Passée la Révolution française, le fonds de la bibliothèque de Clairvaux peut être considéré comme clos ; cependant, dès le XIXe siècle, la bibliothèque de Troyes s’est attachée à rassembler des éléments de ce fonds passés en mains privées. Le Supplément au catalogue des manuscrits des bibliothèques de province recense en 1904 une dizaine de volumes issus de la bibliothèque de Clairvaux acquis depuis 185512. Les dons, legs et acquisitions de bibliothèques au cours des XIXe et XXe siècles ont aussi permis de recouvrer des ouvrages distraits de la collection  de Clairvaux à une date inconnue13.

Plus récemment, quatre miniatures découpées, sans doute au XIXe siècle, dans une Histoire scolastique du XIVe siècle (ms 59) ont été achetées en 1999 et une opération de restauration menée en 2002 par la BnF a permis de les réintégrer à leur place d’origine14.

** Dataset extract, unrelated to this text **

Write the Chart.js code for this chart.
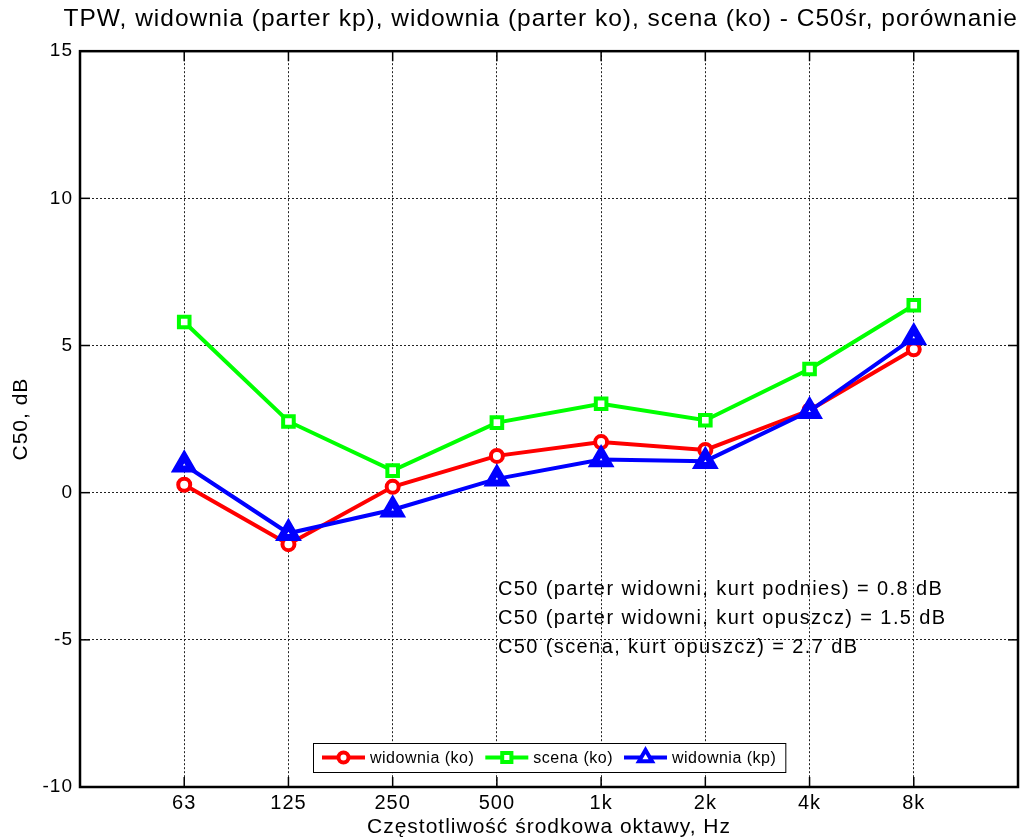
<!DOCTYPE html>
<html>
<head>
<meta charset="utf-8">
<script src="https://cdn.jsdelivr.net/npm/chart.js@4.4.1/dist/chart.umd.min.js"></script>
<style>body{margin:0;background:#fff}</style>
</head>
<body>
<canvas id="myChart" width="1026" height="840"></canvas>
<script>
// dane
const freqLabels = ['63', '125', '250', '500', '1k', '2k', '4k', '8k'];
const widowniaKo = [0.27, -1.75, 0.2, 1.25, 1.72, 1.45, 2.8, 4.87];
const scenaKo = [5.8, 2.42, 0.75, 2.38, 3.02, 2.46, 4.2, 6.37];
const widowniaKp = [0.95, -1.38, -0.58, 0.47, 1.13, 1.07, 2.77, 5.27];
const seriesNames = ['widownia (ko)', 'scena (ko)', 'widownia (kp)'];
const notes = [
    'C50 (parter widowni, kurt podnies) = 0.8 dB',
    'C50 (parter widowni, kurt opuszcz) = 1.5 dB',
    'C50 (scena, kurt opuszcz) = 2.7 dB'
];
const FONT = '"Liberation Sans", Arial, Helvetica, sans-serif';
const SPACING = '1px';

function toPoints(vals) {
    return vals.map((v, i) => ({ x: i, y: v }));
}

function strokeLine(ctx, x1, y1, x2, y2) {
    ctx.beginPath();
    ctx.moveTo(x1, y1);
    ctx.lineTo(x2, y2);
    ctx.stroke();
}

// odstep liter jak w oryginale (matlab)
const spacingPlugin = {
    id: 'spacing',
    beforeUpdate(chart) { chart.ctx.letterSpacing = SPACING; },
    beforeLayout(chart) { chart.ctx.letterSpacing = SPACING; },
    beforeDraw(chart) { chart.ctx.letterSpacing = SPACING; }
};

// ramka, ticki do srodka, opisy i legenda
const extrasPlugin = {
    id: 'extras',
    afterDraw(chart) {
        const { ctx, chartArea: a, scales } = chart;
        ctx.save();
        ctx.strokeStyle = '#000';
        ctx.lineWidth = 1.5;
        scales.x.ticks.forEach(t => {
            const px = scales.x.getPixelForValue(t.value);
            strokeLine(ctx, px, a.bottom, px, a.bottom - 10);
            strokeLine(ctx, px, a.top, px, a.top + 10);
        });
        scales.y.ticks.forEach(t => {
            const py = scales.y.getPixelForValue(t.value);
            strokeLine(ctx, a.left, py, a.left + 10, py);
            strokeLine(ctx, a.right, py, a.right - 10, py);
        });
        ctx.lineWidth = 2.5;
        ctx.strokeRect(a.left, a.top, a.right - a.left, a.bottom - a.top);

        // opisy
        ctx.fillStyle = '#000';
        ctx.font = '20px ' + FONT;
        ctx.letterSpacing = '1.4px';
        ctx.textBaseline = 'middle';
        ctx.textAlign = 'left';
        const nx = scales.x.getPixelForValue(3) + 1;
        notes.forEach((n, i) => {
            ctx.fillText(n, nx, scales.y.getPixelForValue(-3) + i * 29 + 9);
        });

        // legenda
        ctx.font = '16px ' + FONT;
        ctx.letterSpacing = '0.5px';
        const sample = 43, gapA = 5, gapB = 11, padL = 9, padR = 9, h = 29;
        const sets = chart.data.datasets;
        let total = padL + padR;
        sets.forEach((d, i) => {
            total += sample + gapA + ctx.measureText(d.label).width;
            if (i < sets.length - 1) total += gapB;
        });
        const cx = (a.left + a.right) / 2;
        let x = Math.round(cx - total / 2);
        const y0 = a.bottom - 15 - h;
        ctx.fillStyle = '#fff';
        ctx.fillRect(x, y0, total, h);
        ctx.lineWidth = 1;
        ctx.strokeStyle = '#000';
        ctx.strokeRect(x + 0.5, y0 + 0.5, total, h);
        x += padL;
        const my = y0 + h / 2;
        sets.forEach(d => {
            ctx.strokeStyle = d.borderColor;
            ctx.lineWidth = 4;
            strokeLine(ctx, x, my, x + sample, my);
            ctx.fillStyle = '#fff';
            Chart.helpers.drawPoint(ctx, {
                pointStyle: d.pointStyle, radius: d.legendRadius, rotation: 0, borderWidth: d.pointBorderWidth - 0.5
            }, x + sample / 2, my);
            x += sample + gapA;
            ctx.fillStyle = '#000';
            ctx.fillText(d.label, x, my + 1);
            x += ctx.measureText(d.label).width + gapB;
        });
        ctx.restore();
    }
};

const gridOpts = {
    color: '#222',
    lineWidth: 1,
    drawTicks: false
};

const ctx = document.getElementById('myChart').getContext('2d');
ctx.letterSpacing = SPACING;
const myChart = new Chart(ctx, {
    type: 'line',
    data: {
        datasets: [
            {
                label: seriesNames[0],
                data: toPoints(widowniaKo),
                borderColor: '#ff0000',
                pointStyle: 'circle',
                pointRadius: 6,
                pointBorderWidth: 4,
                legendRadius: 5,
                order: 3
            },
            {
                label: seriesNames[1],
                data: toPoints(scenaKo),
                borderColor: '#00ff00',
                pointStyle: 'rect',
                pointRadius: 7.5,
                pointBorderWidth: 4,
                legendRadius: 6.5,
                order: 2
            },
            {
                label: seriesNames[2],
                data: toPoints(widowniaKp),
                borderColor: '#0000ff',
                pointStyle: 'triangle',
                pointRadius: 8.5,
                pointBorderWidth: 7,
                legendRadius: 7.5,
                order: 1
            }
        ].map(d => Object.assign({
            borderWidth: 4,
            pointBackgroundColor: '#fff',
            pointBorderColor: d.borderColor,
            tension: 0,
            fill: false
        }, d))
    },
    options: {
        responsive: false,
        animation: false,
        events: [],
        layout: { autoPadding: false, padding: { top: 0, left: 0, right: 8, bottom: 0 } },
        plugins: {
            legend: { display: false },
            tooltip: { enabled: false },
            title: {
                display: true,
                align: 'end',
                text: 'TPW, widownia (parter kp), widownia (parter ko), scena (ko) - C50śr, porównanie',
                color: '#000',
                font: { family: FONT, size: 24.5, weight: 'normal', lineHeight: 1.15 },
                padding: { top: 5, bottom: 18 }
            }
        },
        scales: {
            x: {
                type: 'linear',
                min: -1,
                max: 8,
                afterFit: s => { s.height = 53; s.paddingLeft = 0; s.paddingRight = 0; },
                afterBuildTicks: s => { s.ticks = s.ticks.filter(t => t.value >= 0 && t.value <= 7); },
                ticks: {
                    stepSize: 1,
                    autoSkip: false,
                    maxRotation: 0,
                    padding: 4,
                    color: '#000',
                    font: { family: FONT, size: 20 },
                    callback: v => freqLabels[v]
                },
                grid: Object.assign({}, gridOpts),
                border: { display: false, dash: [2, 2] },
                title: {
                    display: true,
                    text: 'Częstotliwość środkowa oktawy, Hz',
                    color: '#000',
                    font: { family: FONT, size: 21 },
                    padding: { top: 0, bottom: 0 }
                }
            },
            y: {
                min: -10,
                max: 15,
                afterFit: s => { s.width = 80; },
                ticks: {
                    stepSize: 5,
                    padding: 7,
                    color: '#000',
                    font: { family: FONT, size: 19 }
                },
                grid: Object.assign({}, gridOpts),
                border: { display: false, dash: [2, 2] },
                title: {
                    display: true,
                    text: 'C50, dB',
                    color: '#000',
                    font: { family: FONT, size: 21 },
                    padding: { top: 9, bottom: 0 }
                }
            }
        }
    },
    plugins: [spacingPlugin, extrasPlugin]
});
</script>
</body>
</html>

La mise en place de la présente Bibliothèque Virtuelle de Clairvaux constitue une forme virtuelle d’enrichissement, ou plutôt de reconstitution de la collection originale. Elle a également vocation à devenir un espace d’écriture et de création, susceptible d’insuffler une nouvelle vie à cette bibliothèque.

Références

  1. 1.  Dès 1119 le Chapitre de l’ordre de Cîteaux prescrit que toute nouvelle fondation dispose des livres suivants : psautier, hymnaire, collectaire, antiphonaire, graduel, Règle, missel. Cf. [Lefèvre, 1954], p. 241-266 ; [Bondéelle 1989], p. 70-71 ; [Falmagne, 2000], p. 195-222.
  2. 2.  La disparition des manuscrits liturgiques s’explique aisément – changements liturgiques, très nombreuses pertes ; les manuscrits de la Règle ont dû faire l’objet d’une circulation intense.
  3. 3.  Seuls six volumes subsistent : MGT, ms. 40, t. 1, 2, 3, 6, 9 et 10.
  4. 4.  Il s’agit de MGT, ms. 488, 511, 512, 871, 872, 1023bis, 1083, 1620, 2260, 2266 et Montpellier, BIU, H 155, 231.
  5. 5.  Cf. [Manuscrits de Clairvaux 2006], p. 36
  6. 6.  C’est notamment le cas des Evangiles glosés du collège Saint-Bernard (MGT, ms. 81). Cf. [Manuscrits de Clairvaux 2006], p. 26
  7. 7.  Cf. [Bouhot Genest Vernet 1997], p. 101-105
  8. 8.  MGT, ms. 1452. Cf. [Manuscrits de Clairvaux 1979], p. 37.
  9. 9.  [Manuscrits de Clairvaux 1979], p. 39.
  10. 10.  [Vernet 1979], p. 58-59 et 739-747.
  11. 11.  Cf. [Ronsin, 19XX], p. 133-140
  12. 12.  Le plus important de ces manuscrits est le répertoire de Mathurin de Cangey (ms 2616), essentiel pour la connaissance de la bibliothèque au début du XVIe siècle, est du nombre.
  13. 13.  Ainsi la bibliothèque du collectionneur Charles Des Guerrois, léguée à Troyes au début du XXe siècle, comporte-t-elle une Vita Christi de saint Bonaventure, imprimée par Pigouchet, qui provient de Clairvaux (MGT, inc. 458, [notice dans le catalogue]).
  14. 14.  [Bouhot Genest Vernet 1997, p. 74].